The problem -> Reproduce exactly, and nothing else, the lines from the one that contains "Reproduce this chart" through the one that contains "0, 0, 0, 0, 0, 0]". Leave the pictures out.
——————
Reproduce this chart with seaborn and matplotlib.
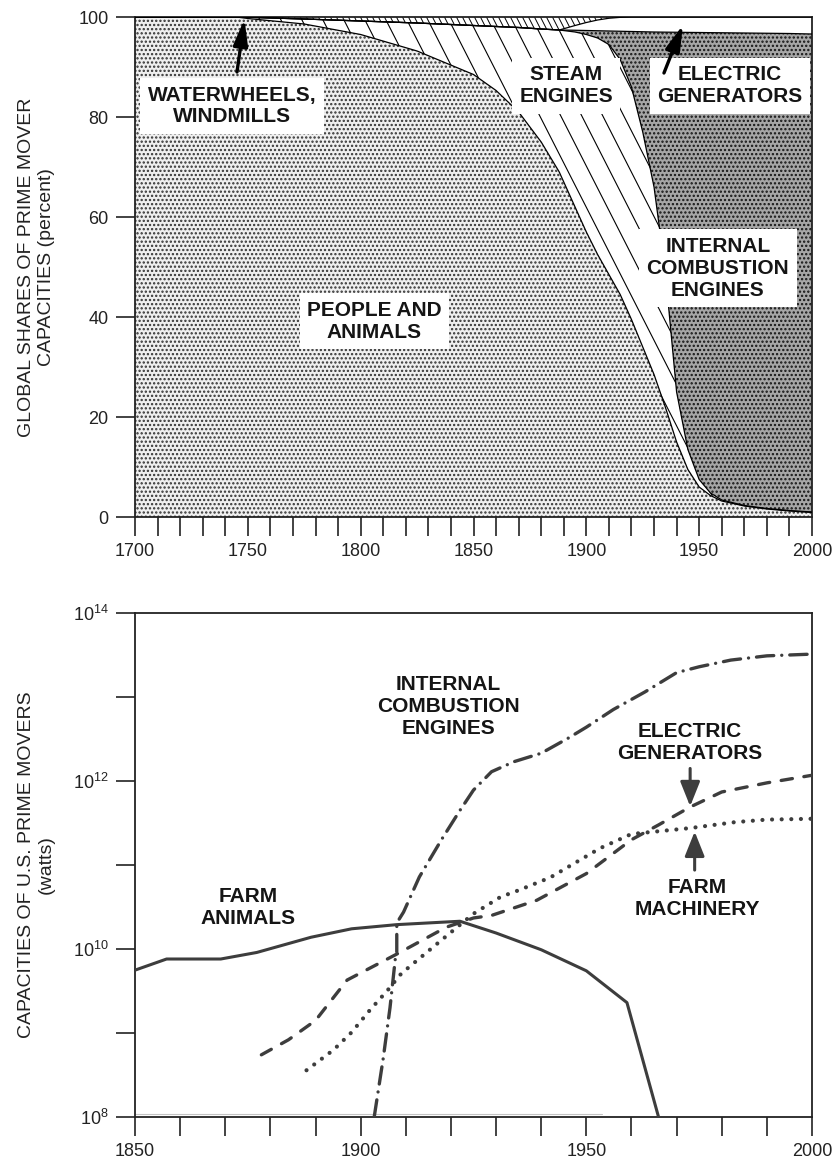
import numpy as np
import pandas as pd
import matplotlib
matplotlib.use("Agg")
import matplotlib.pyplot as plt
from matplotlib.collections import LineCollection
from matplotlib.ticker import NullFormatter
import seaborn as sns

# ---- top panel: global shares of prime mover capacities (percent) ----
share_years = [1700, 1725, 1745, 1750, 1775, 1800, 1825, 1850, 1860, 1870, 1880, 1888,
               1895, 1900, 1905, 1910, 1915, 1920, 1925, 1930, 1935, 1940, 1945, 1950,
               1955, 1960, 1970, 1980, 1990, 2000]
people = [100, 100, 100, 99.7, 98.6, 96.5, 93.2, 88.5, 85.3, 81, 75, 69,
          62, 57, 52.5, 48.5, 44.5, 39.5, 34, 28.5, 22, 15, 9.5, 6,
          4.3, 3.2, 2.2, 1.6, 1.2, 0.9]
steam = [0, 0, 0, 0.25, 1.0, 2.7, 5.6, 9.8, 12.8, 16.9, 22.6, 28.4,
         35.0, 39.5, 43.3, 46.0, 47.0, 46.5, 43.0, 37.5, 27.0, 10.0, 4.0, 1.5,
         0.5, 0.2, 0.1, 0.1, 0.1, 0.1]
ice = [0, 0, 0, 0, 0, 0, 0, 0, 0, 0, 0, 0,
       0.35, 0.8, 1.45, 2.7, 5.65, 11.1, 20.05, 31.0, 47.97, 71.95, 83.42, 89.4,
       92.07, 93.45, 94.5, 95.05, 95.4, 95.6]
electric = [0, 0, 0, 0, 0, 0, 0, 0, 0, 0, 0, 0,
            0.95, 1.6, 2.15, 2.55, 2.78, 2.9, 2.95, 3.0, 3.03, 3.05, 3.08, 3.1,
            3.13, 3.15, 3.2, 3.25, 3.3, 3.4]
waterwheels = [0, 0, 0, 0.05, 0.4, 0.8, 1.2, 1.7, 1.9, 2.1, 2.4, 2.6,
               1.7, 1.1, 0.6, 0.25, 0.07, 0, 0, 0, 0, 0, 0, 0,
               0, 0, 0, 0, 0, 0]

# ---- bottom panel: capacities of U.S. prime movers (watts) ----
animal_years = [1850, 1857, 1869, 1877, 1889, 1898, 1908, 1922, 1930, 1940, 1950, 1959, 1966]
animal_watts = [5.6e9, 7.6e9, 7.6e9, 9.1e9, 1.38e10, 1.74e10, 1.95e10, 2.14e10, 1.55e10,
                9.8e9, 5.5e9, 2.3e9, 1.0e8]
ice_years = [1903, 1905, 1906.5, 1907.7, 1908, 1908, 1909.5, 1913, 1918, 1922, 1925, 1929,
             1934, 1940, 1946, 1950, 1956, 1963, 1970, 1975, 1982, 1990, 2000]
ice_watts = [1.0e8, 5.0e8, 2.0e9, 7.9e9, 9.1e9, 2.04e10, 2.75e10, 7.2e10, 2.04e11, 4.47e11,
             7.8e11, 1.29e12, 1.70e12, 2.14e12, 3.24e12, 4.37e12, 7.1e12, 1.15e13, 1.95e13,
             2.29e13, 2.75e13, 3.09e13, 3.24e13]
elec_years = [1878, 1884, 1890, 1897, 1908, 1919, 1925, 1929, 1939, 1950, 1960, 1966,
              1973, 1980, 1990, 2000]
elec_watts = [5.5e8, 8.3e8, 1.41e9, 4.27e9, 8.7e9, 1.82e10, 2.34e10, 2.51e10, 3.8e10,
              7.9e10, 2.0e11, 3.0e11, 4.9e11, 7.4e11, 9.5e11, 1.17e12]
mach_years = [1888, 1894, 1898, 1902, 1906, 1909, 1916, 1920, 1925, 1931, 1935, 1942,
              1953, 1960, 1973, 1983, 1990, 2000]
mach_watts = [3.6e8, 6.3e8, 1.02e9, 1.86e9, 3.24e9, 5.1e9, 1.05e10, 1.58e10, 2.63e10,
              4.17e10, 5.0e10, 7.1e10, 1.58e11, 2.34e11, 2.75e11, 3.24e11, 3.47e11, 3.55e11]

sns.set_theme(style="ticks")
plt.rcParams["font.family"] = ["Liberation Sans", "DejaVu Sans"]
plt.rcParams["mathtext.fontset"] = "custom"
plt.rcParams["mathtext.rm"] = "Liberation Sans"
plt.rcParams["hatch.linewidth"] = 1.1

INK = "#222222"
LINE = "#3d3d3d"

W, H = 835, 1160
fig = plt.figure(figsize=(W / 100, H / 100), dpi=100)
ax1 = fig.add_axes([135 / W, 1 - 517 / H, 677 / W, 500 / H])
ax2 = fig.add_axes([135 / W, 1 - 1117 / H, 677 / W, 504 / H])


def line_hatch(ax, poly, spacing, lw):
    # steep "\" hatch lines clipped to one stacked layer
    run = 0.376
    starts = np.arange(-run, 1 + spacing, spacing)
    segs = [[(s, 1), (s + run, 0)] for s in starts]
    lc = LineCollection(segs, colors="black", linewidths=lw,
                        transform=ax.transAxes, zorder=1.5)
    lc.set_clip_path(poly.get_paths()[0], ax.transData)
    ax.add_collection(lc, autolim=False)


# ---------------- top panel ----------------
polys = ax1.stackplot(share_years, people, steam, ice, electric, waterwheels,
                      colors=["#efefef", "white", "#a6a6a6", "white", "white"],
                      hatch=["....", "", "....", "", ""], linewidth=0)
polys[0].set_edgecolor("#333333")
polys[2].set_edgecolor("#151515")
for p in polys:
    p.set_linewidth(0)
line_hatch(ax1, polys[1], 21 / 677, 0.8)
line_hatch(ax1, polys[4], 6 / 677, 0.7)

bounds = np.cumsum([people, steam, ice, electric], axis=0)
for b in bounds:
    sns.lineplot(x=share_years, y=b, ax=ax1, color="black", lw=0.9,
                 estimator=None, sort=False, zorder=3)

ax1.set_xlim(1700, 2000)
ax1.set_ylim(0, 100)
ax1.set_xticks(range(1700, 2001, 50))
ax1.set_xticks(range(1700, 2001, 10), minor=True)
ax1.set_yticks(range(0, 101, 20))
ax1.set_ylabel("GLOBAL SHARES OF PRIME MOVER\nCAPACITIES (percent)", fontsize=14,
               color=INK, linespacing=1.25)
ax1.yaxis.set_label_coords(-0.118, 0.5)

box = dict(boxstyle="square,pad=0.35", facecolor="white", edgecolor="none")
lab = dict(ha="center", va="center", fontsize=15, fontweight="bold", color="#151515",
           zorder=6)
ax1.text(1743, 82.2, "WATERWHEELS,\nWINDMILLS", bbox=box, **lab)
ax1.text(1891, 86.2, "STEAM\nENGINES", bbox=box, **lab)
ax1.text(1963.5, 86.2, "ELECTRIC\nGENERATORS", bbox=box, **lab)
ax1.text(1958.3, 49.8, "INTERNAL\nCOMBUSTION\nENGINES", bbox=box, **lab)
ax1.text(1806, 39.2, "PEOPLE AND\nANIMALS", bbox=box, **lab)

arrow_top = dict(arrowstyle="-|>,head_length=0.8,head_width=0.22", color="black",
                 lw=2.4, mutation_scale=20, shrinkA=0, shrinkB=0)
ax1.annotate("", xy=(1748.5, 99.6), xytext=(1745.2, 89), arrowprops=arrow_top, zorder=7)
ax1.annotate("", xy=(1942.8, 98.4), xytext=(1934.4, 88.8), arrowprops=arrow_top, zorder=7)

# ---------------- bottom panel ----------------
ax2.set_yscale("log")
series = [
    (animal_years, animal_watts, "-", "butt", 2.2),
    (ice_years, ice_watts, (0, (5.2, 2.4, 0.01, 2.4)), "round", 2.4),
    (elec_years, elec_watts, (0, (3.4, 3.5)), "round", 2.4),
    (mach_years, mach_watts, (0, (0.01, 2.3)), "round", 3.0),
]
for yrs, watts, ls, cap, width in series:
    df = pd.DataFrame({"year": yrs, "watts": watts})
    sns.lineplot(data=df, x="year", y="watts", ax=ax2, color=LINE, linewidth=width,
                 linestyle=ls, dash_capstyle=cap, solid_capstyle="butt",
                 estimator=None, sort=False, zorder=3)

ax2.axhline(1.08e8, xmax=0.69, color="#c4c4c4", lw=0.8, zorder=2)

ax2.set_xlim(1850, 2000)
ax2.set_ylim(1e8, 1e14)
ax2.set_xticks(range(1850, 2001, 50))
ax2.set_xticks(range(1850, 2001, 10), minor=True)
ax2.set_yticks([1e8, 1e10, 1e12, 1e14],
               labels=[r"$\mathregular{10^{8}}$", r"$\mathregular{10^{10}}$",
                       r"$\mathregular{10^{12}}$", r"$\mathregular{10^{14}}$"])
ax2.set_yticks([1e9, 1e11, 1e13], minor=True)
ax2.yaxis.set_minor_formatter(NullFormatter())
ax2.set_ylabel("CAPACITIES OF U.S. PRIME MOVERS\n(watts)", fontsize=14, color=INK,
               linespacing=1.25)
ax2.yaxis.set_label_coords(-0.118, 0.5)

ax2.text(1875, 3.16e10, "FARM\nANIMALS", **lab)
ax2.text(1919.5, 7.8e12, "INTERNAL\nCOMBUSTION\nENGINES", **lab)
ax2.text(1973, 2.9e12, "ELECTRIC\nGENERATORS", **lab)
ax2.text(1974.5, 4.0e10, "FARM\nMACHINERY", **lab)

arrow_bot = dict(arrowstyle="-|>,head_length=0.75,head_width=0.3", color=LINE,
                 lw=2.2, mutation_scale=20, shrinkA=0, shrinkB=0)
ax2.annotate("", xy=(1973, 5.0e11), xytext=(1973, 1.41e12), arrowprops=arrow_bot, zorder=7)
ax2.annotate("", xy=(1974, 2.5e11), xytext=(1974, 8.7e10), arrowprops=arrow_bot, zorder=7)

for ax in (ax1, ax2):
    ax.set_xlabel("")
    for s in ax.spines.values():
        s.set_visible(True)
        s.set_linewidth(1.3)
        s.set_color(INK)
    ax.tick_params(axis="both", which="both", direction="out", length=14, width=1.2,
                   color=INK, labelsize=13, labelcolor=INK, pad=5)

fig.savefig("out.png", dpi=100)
——————
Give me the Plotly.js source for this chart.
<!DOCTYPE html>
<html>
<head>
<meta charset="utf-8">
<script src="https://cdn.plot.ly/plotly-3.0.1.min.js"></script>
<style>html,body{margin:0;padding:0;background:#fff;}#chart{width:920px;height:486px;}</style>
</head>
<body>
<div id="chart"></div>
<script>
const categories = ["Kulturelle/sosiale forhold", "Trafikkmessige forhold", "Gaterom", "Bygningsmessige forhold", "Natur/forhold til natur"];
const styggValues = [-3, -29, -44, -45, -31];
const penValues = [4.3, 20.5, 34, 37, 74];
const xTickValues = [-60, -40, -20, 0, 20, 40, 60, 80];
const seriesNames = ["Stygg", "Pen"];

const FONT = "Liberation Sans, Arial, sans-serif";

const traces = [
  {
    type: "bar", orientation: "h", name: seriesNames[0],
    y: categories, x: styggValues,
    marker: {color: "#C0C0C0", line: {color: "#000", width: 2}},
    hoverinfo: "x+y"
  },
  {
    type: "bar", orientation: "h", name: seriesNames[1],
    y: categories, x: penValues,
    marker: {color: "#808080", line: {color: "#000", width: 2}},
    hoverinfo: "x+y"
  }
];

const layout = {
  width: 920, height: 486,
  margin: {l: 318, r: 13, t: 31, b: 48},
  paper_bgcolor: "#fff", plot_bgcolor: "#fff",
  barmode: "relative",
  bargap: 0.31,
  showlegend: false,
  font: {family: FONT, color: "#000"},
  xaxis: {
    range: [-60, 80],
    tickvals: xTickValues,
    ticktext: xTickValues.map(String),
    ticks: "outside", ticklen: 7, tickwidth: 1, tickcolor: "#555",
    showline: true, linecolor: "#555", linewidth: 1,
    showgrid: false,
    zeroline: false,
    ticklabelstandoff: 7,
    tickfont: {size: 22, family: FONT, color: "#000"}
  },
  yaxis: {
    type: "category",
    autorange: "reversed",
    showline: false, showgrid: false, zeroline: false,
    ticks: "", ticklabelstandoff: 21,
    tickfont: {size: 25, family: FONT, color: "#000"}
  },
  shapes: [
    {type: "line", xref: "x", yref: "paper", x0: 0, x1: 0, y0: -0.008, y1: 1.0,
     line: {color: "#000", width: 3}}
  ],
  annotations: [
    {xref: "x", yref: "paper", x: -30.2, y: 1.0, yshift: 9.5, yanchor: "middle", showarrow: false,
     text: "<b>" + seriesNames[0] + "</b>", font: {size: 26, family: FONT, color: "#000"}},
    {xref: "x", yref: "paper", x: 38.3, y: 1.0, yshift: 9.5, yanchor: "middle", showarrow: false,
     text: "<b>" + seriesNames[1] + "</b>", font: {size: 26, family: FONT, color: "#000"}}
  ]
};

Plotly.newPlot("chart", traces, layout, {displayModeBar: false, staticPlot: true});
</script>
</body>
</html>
——————
Worked answer ->
Reproduce this chart with seaborn and matplotlib.
import numpy as np
import pandas as pd
import matplotlib
matplotlib.use("Agg")
import matplotlib.pyplot as plt
from matplotlib.collections import LineCollection
from matplotlib.ticker import NullFormatter
import seaborn as sns

# ---- top panel: global shares of prime mover capacities (percent) ----
share_years = [1700, 1725, 1745, 1750, 1775, 1800, 1825, 1850, 1860, 1870, 1880, 1888,
               1895, 1900, 1905, 1910, 1915, 1920, 1925, 1930, 1935, 1940, 1945, 1950,
               1955, 1960, 1970, 1980, 1990, 2000]
people = [100, 100, 100, 99.7, 98.6, 96.5, 93.2, 88.5, 85.3, 81, 75, 69,
          62, 57, 52.5, 48.5, 44.5, 39.5, 34, 28.5, 22, 15, 9.5, 6,
          4.3, 3.2, 2.2, 1.6, 1.2, 0.9]
steam = [0, 0, 0, 0.25, 1.0, 2.7, 5.6, 9.8, 12.8, 16.9, 22.6, 28.4,
         35.0, 39.5, 43.3, 46.0, 47.0, 46.5, 43.0, 37.5, 27.0, 10.0, 4.0, 1.5,
         0.5, 0.2, 0.1, 0.1, 0.1, 0.1]
ice = [0, 0, 0, 0, 0, 0, 0, 0, 0, 0, 0, 0,
       0.35, 0.8, 1.45, 2.7, 5.65, 11.1, 20.05, 31.0, 47.97, 71.95, 83.42, 89.4,
       92.07, 93.45, 94.5, 95.05, 95.4, 95.6]
electric = [0, 0, 0, 0, 0, 0, 0, 0, 0, 0, 0, 0,
            0.95, 1.6, 2.15, 2.55, 2.78, 2.9, 2.95, 3.0, 3.03, 3.05, 3.08, 3.1,
            3.13, 3.15, 3.2, 3.25, 3.3, 3.4]
waterwheels = [0, 0, 0, 0.05, 0.4, 0.8, 1.2, 1.7, 1.9, 2.1, 2.4, 2.6,
               1.7, 1.1, 0.6, 0.25, 0.07, 0, 0, 0, 0, 0, 0, 0,
               0, 0, 0, 0, 0, 0]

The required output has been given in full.